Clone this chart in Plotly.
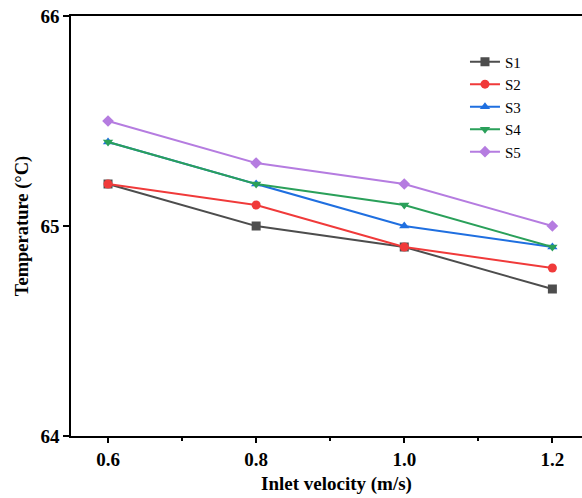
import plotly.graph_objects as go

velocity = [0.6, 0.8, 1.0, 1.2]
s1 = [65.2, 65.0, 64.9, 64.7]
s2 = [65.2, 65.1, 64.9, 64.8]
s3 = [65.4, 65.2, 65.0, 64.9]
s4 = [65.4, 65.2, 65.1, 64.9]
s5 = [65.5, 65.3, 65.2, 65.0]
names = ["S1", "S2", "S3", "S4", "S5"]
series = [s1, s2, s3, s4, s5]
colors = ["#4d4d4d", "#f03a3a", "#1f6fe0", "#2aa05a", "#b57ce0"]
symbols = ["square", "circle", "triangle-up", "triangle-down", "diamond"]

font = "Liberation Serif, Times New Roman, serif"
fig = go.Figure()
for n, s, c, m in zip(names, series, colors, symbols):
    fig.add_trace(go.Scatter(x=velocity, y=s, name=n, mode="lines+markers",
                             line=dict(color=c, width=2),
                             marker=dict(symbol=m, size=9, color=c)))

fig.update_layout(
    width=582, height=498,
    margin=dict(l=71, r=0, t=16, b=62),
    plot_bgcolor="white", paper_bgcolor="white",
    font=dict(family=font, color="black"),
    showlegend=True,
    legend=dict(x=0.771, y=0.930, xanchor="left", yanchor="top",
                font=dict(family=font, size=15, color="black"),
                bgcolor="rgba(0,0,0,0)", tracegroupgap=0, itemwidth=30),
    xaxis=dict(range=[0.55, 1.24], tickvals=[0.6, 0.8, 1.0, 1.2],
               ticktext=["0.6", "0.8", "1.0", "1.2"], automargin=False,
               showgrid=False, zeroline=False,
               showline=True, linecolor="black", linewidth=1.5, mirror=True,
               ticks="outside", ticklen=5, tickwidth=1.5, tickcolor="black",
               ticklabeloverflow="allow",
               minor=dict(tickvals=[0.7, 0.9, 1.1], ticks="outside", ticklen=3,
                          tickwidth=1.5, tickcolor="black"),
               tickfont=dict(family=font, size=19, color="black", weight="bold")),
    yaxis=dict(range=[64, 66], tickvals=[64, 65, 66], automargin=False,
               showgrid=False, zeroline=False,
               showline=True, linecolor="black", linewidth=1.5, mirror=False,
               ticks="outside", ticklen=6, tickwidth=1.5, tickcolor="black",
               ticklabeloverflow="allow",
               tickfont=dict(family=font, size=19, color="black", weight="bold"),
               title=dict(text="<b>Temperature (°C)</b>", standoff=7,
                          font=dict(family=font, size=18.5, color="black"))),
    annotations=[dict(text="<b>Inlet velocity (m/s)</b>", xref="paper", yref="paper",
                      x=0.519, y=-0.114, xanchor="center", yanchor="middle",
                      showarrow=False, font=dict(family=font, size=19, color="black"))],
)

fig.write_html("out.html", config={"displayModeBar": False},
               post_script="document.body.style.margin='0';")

--------

• [Directions]:
Without the pictures, repeat the listing above exactly.

• [Problem solution]:
Clone this chart in Plotly.
import plotly.graph_objects as go

velocity = [0.6, 0.8, 1.0, 1.2]
s1 = [65.2, 65.0, 64.9, 64.7]
s2 = [65.2, 65.1, 64.9, 64.8]
s3 = [65.4, 65.2, 65.0, 64.9]
s4 = [65.4, 65.2, 65.1, 64.9]
s5 = [65.5, 65.3, 65.2, 65.0]
names = ["S1", "S2", "S3", "S4", "S5"]
series = [s1, s2, s3, s4, s5]
colors = ["#4d4d4d", "#f03a3a", "#1f6fe0", "#2aa05a", "#b57ce0"]
symbols = ["square", "circle", "triangle-up", "triangle-down", "diamond"]

font = "Liberation Serif, Times New Roman, serif"
fig = go.Figure()
for n, s, c, m in zip(names, series, colors, symbols):
    fig.add_trace(go.Scatter(x=velocity, y=s, name=n, mode="lines+markers",
                             line=dict(color=c, width=2),
                             marker=dict(symbol=m, size=9, color=c)))

fig.update_layout(
    width=582, height=498,
    margin=dict(l=71, r=0, t=16, b=62),
    plot_bgcolor="white", paper_bgcolor="white",
    font=dict(family=font, color="black"),
    showlegend=True,
    legend=dict(x=0.771, y=0.930, xanchor="left", yanchor="top",
                font=dict(family=font, size=15, color="black"),
                bgcolor="rgba(0,0,0,0)", tracegroupgap=0, itemwidth=30),
    xaxis=dict(range=[0.55, 1.24], tickvals=[0.6, 0.8, 1.0, 1.2],
               ticktext=["0.6", "0.8", "1.0", "1.2"], automargin=False,
               showgrid=False, zeroline=False,
               showline=True, linecolor="black", linewidth=1.5, mirror=True,
               ticks="outside", ticklen=5, tickwidth=1.5, tickcolor="black",
               ticklabeloverflow="allow",
               minor=dict(tickvals=[0.7, 0.9, 1.1], ticks="outside", ticklen=3,
                          tickwidth=1.5, tickcolor="black"),
               tickfont=dict(family=font, size=19, color="black", weight="bold")),
    yaxis=dict(range=[64, 66], tickvals=[64, 65, 66], automargin=False,
               showgrid=False, zeroline=False,
               showline=True, linecolor="black", linewidth=1.5, mirror=False,
               ticks="outside", ticklen=6, tickwidth=1.5, tickcolor="black",
               ticklabeloverflow="allow",
               tickfont=dict(family=font, size=19, color="black", weight="bold"),
               title=dict(text="<b>Temperature (°C)</b>", standoff=7,
                          font=dict(family=font, size=18.5, color="black"))),
    annotations=[dict(text="<b>Inlet velocity (m/s)</b>", xref="paper", yref="paper",
                      x=0.519, y=-0.114, xanchor="center", yanchor="middle",
                      showarrow=False, font=dict(family=font, size=19, color="black"))],
)

fig.write_html("out.html", config={"displayModeBar": False},
               post_script="document.body.style.margin='0';")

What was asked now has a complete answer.